The upper house of parliament, or Federation Council, voted 130-0 to approve a non-binding resolution calling on President Dmitry Medvedev to recognise the breakaway regions of South Ossetia and Abkhazia as independent.

Georgia and Russia fought a brief war earlier this month over South Ossetia after Tbilisi sent in troops to try to retake the province by force, provoking a massive counter-attack by land, sea and air from Moscow.

"Today it is clear that after Georgia's aggression against South Ossetia, Georgian-South-Ossetian and Georgian-Abkhazian relations cannot be returned to their former state," upper house speaker Sergei Mironov said during the debate.

"The peoples of South Ossetia and Abkhazia have the right to get independence".

The lower house, or State Duma, was due to approve a similar resolution later in the day.

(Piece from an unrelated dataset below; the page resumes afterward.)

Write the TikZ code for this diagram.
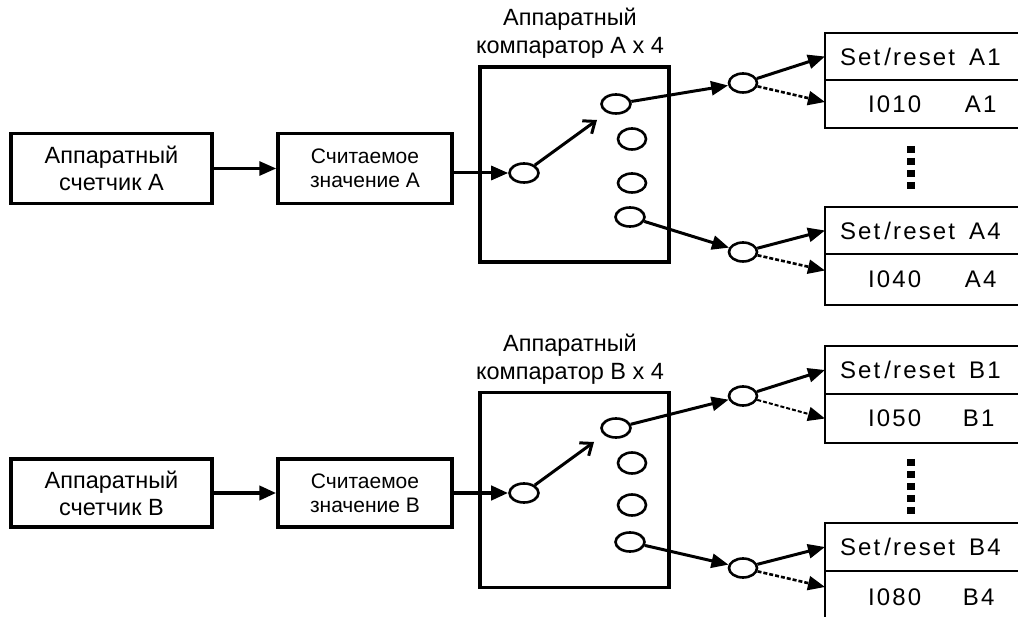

The resolutions could either signal Medvedev's intentions or be intended to strengthen his hand as he negotiates the status of Russian forces in Georgia with the West.

France, holder of the European Union's presidency, called a September 1 meeting of EU leaders to discuss the crisis and review the bloc's relations with Russia.

French President Nicolas Sarkozy brokered a ceasefire in the conflict, which has killed hundreds of people and made thousands more homeless.

German Chancellor Angela Merkel said ties with Moscow could be scaled back if its troops were not fully withdrawn.

But French Foreign Minister Bernard Kouchner was more cautious. "We're not talking about sanctions," he told France Inter radio.

"Getting a ceasefire, stopping hostilities and the troop withdrawal in eight days, that's quite a lot already. We'll have to see. We have to take stock of the situation."

Moscow, which has pulled back the bulk of its forces from central and western Georgia, says the residual troops are peacekeepers needed to avert further bloodshed and protect South Ossetia and Abkhazia.

But Georgia and the West object to the scale of the Russian-imposed buffer zone adjoining the two rebel regions, which hands Moscow pressure points on key oil and trade routes through Georgia to the Black Sea.

Western governments have been alarmed in particular by the presence of Russian troops around Poti, Georgia's busiest Black Sea port. Officials there said Russian soldiers had been inside the port terminal and taken out computers and photocopiers.

The United States, which has said Russia's bid to join the World Trade Organisation could suffer, on Sunday delivered 55 tonnes of aid aboard the warship USS McFaul a gesture of support for its close ally, Georgian President Mikheil Saakashvili.

BARGAINING CHIP

Kakha Lomaia, Secretary of Georgia's National Security Council, said if the Kremlin recognised the breakaway regions as lawmakers asked, it would be illegal.

"If it does this, Russia will further isolate itself from the entire world, and will force the international community to seek more active ways to restore the territorial integrity of Georgia," Lomaia told Reuters.

Formal recognition by Russia of the independence of South Ossetia and the Black Sea province of Abkhazia would put it on a collision course with the United States and other Western nations which insist on Georgia's territorial integrity.

On August 14 Medvedev told separatist leaders in Moscow that Russia would support a drive for self-determination by Abkhazia and South Ossetia and vowed to guarantee any such move.

However, the Kremlin could -- as it has done in the past -- ignore pleas by parliament that would exacerbate its confrontation with the West, and instead use domestic pressure as a bargaining chip in future negotiations with the West.

Russia has so far resisted repeated calls for formal recognition by South Ossetians and Abkhazians, although Kremlin officials have hinted that the Western recognition of Serbia's breakaway region of Kosovo has created a precedent.

But diplomats say the Kremlin is also worried about separatist pressures in some of Russia's own Caucasus regions and may be reluctant to grant South Ossetia independence for fear of creating a domino effect at home.

Moscow says its armed intervention averted a "genocide" of Ossetians by Georgia, and Russian leaders have said it is unthinkable the rebels would agree to reunite with Georgia.

Despite repeated demands for a complete Russian pullback to positions before the conflict, the West lacks leverage over a resurgent Russia, whose oil and gas it depends on.